Now bring that paradox back to the era in which I began this sermon. Yes, there really was a Soviet Union, with Russian as its largest component country. Yes, it was driven and ruled by an ideology called Communism that was largely antithetical, if not hostile, to the values and precepts of western liberal democracies. And yes this communist ruled Soviet Union did have the capacity to destroy us just as we had the capacity to destroy it. And yes this was a force in the world that we rightly needed to confront with prudent national defense measures and by our vigorous competition in the world market place of ideas as to how nations should best govern and care for themselves.

Our response to this quite rational cause for anxiety, however, was, in large measure, to capitulate to an irrational and destructive form of fear called McCarthyism. And Joseph McCarthy alone could not have done what he did had there not been a climate of fear accessible and available to him. So, in the name of defeating communism (a worthy objective in and of itself) jobs were lost, careers were ruined, reputations of decent loyal Americans were savaged, and a couple of hapless spies named Julius and Ethel Rosenberg were sent to their deaths, all in the name of somehow making us feel safer and less fearful. And little kids cowered in the darkened hallways of their schools. Undergirding it all was a self-glorifying kind of religiosity that supposedly lent a Divine sanction to all of these endeavors. The fact that Senator McCarthy himself went down in disgrace and dishonor in 1954 did not diminish, all that much, the arua of fear itself.

That aura was still strong enough, as we moved into the 1960s, to cause us to send, again in the name of protecting ourselves against Communism, nearly 60,000 Americans to their deaths in a poor and far off country, one smaller in size than many of the states in our nation, called Vietnam. This country's actual threat to us was anything but demonstrated. But there was an enemy we feared and we had to go and fight that enemy - somewhere... anywhere. The names of those near 60,000 Americans are now etched on a black granite wall, which not all that far from the very halls of power where the decisions were made that sent them to their deaths. The very fact that the meaning and legacy of that war has been a hot and divisive issue in this current Presidential campaign means, among other things, that those seeds of fear that were sown over 50 years ago continue to yield a caustically bitter fruit that we still taste to this present day.
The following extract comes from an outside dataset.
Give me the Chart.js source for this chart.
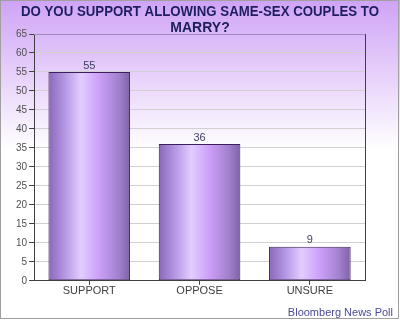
<!DOCTYPE html>
<html>
<head>
<meta charset="utf-8">
<script src="https://cdn.jsdelivr.net/npm/chart.js@4.4.1/dist/chart.umd.min.js"></script>
<style>
  html, body { margin: 0; padding: 0; background: #fff; }
  #wrap { width: 400px; height: 320px; }
</style>
</head>
<body>
<div id="wrap"><canvas id="chart" width="400" height="320"></canvas></div>
<script>
const categories = ["SUPPORT", "OPPOSE", "UNSURE"];
const values = [55, 36, 9];
const titleLines = ["DO YOU SUPPORT ALLOWING SAME-SEX COUPLES TO", "MARRY?"];
const sourceText = "Bloomberg News Poll";
const BAR_PCT = 0.74;

// fundo com degradê roxo e borda cinza
const backdrop = {
  id: "backdrop",
  beforeDraw(chart) {
    const { ctx, width, height } = chart;
    ctx.save();
    const g = ctx.createLinearGradient(0, 0, 0, height);
    g.addColorStop(0, "#cfa3f6");
    g.addColorStop(0.47, "#ffffff");
    g.addColorStop(1, "#ffffff");
    ctx.fillStyle = g;
    ctx.fillRect(0, 0, width, height);
    ctx.strokeStyle = "#a0a0a0";
    ctx.lineWidth = 1;
    ctx.strokeRect(0.5, 0.5, width - 2, height - 2);
    ctx.restore();
  },
  afterDraw(chart) {
    const { ctx, chartArea: a, width } = chart;
    ctx.save();
    // título
    ctx.fillStyle = "#1e1e5c";
    ctx.font = "bold 14px 'Liberation Sans', Arial, sans-serif";
    ctx.textAlign = "center";
    ctx.textBaseline = "middle";
    ctx.fillText(titleLines[0], width / 2, 12, 358);
    ctx.fillText(titleLines[1], width / 2, 28, 358);
    // bordas da área do gráfico
    ctx.strokeStyle = "#a08cc0";
    ctx.beginPath();
    ctx.moveTo(a.left, a.top + 0.5);
    ctx.lineTo(a.right, a.top + 0.5);
    ctx.stroke();
    ctx.strokeStyle = "#404040";
    ctx.beginPath();
    ctx.moveTo(a.right + 0.5, a.top);
    ctx.lineTo(a.right + 0.5, a.bottom);
    ctx.stroke();
    // rótulos de valor
    const meta = chart.getDatasetMeta(0);
    ctx.fillStyle = "#404060";
    ctx.font = "11px 'Liberation Sans', Arial, sans-serif";
    ctx.textBaseline = "bottom";
    meta.data.forEach((bar, i) => {
      ctx.fillText(String(values[i]), bar.x, bar.y - 1);
    });
    // fonte
    ctx.fillStyle = "#4a4a9a";
    ctx.textAlign = "right";
    ctx.font = "11px 'Liberation Sans', Arial, sans-serif";
    ctx.textBaseline = "middle";
    ctx.fillText(sourceText, 393, 313);
    ctx.restore();
  }
};

function barFill(context) {
  const chart = context.chart;
  const x = chart.scales.x;
  if (!x || !chart.chartArea) return "#b890e8";
  const center = x.getPixelForValue(context.dataIndex);
  const half = (chart.chartArea.width / categories.length) * BAR_PCT / 2;
  const g = chart.ctx.createLinearGradient(center - half, 0, center + half, 0);
  g.addColorStop(0, "#8a68b8");
  g.addColorStop(0.18, "#b092e0");
  g.addColorStop(0.4, "#e2cdff");
  g.addColorStop(0.62, "#cc9ff8");
  g.addColorStop(0.85, "#a482d0");
  g.addColorStop(1, "#7e62a6");
  return g;
}

new Chart(document.getElementById("chart"), {
  type: "bar",
  data: {
    labels: categories,
    datasets: [{
      data: values,
      backgroundColor: barFill,
      borderColor: "#3c1e58",
      borderWidth: 1,
      borderSkipped: false,
      barPercentage: BAR_PCT,
      categoryPercentage: 1
    }]
  },
  options: {
    responsive: false,
    animation: false,
    layout: { padding: { top: 34, right: 35, bottom: 22, left: 14 } },
    plugins: { legend: { display: false }, tooltip: { enabled: false } },
    scales: {
      x: {
        grid: { display: true, drawOnChartArea: false, tickLength: 4, color: "#404040", offset: false },
        border: { color: "#404040" },
        ticks: { color: "#404040", font: { size: 11, family: "'Liberation Sans', Arial, sans-serif" }, padding: 0 }
      },
      y: {
        min: 0,
        max: 65,
        ticks: { stepSize: 5, color: "#505050", font: { size: 10, family: "'Liberation Sans', Arial, sans-serif" }, padding: 2 },
        grid: { color: "#d0d0d0", tickLength: 5, tickColor: "#404040" },
        border: { color: "#404040" }
      }
    }
  },
  plugins: [backdrop]
});
</script>
</body>
</html>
Speaking of the present day, here we are. I can only point to a few things now that I'll be expanding upon next Sunday. As noted and strongly acknowledge earlier, there are persons and forces in the world who are repulsed by our values and our way of life, who in fact hate them and us to the point of wanting to destroy us as a people and a nation. While they do not have the means to actually do that, they have inflicted enough pain and shock and death upon us to make us quite fearful. Fear of terrorism itself is not irrational, anymore than combating terrorism is irrational. Where we go, and where we have gone, with such fear is another matter, however. Once again we've gone to war, fighting an enemy country whose threat to us has been anything but demonstrated. But there was an enemy we feared and we had to go fight that enemy - somewhere... anywhere. And once again, God has become an American.

This fear is costing us on the homefront as well. A year and a half ago Mark Jurkowitz, the media editor for the Boston Globe wrote a piece for the Globe Magazine titled "The Death of Dissent." Here's just a few lines from it: "A number of factors have virtually silenced America's culture of dissent. One central element is a tidal wave of public opinion, forged by both anger and fear, supporting the goals of defeating terrorism... The Administration has used that mandate to convey a message that dissent is, if not downright un-American, at least dangerous... The policy questions raised by the war on terrorism require a public debate. The big question is will we get one."

While there have been some changes in the national climate since Mr. Jurkowitz wrote those words, his essential point and question remain valid. While the two major candidates for President have their marked and meaningful differences on how to deal with both terrorism in general and the Iraqi war in particular, this campaign itself, sadly enough, has not given us the kind of debate that Jurkowitz called for. That "tidal wave of public opinion, forged by both anger an fear..." to which he refers continues to roll, and the candidates - each in his own way - ride that wave. But at some point in the very near future a conversation is going to have to take place and this question is going to have to be seriously dealt with: How do we as a nation come to truly understand our image, our role, and our right and meaningful place in the community of nations - given our status, given our power, and given the ways in which we live out - or fail to live out-the values and ideals we profess. For all the volume of words that have been spoken over the past several months, I've heard precious little directed to that issue. I don't expect that conversation to take place over the next week. But at least one question to take to the polls with you is who do you think is best equipped to foster and engender that kind of conversation once the next Presidential Inaugural has taken place this coming January. I'll pick up on this, as well as a few other, threads next Sunday.

And as I prepare that sermon I'll be bearing in mind some words by our Unitarian Universalist Association's President, Rev. William Sinkford, in a Pastoral Letter he recently published on the UUA Website. I'll also close with them for today:

"Dear Friends, as Americans there is more that unites us than divides us, and there can be but one common destiny for this nation. So let us stand purposefully on the side of love. The message of fear has been trumpeted throughout this election season. The message of love is quieter, but it is the antidote to that fear. Let us do what we can to make this quieter message heard. And let us all do our part to bless and make whole a country wounded by partisan conflict and weary of division."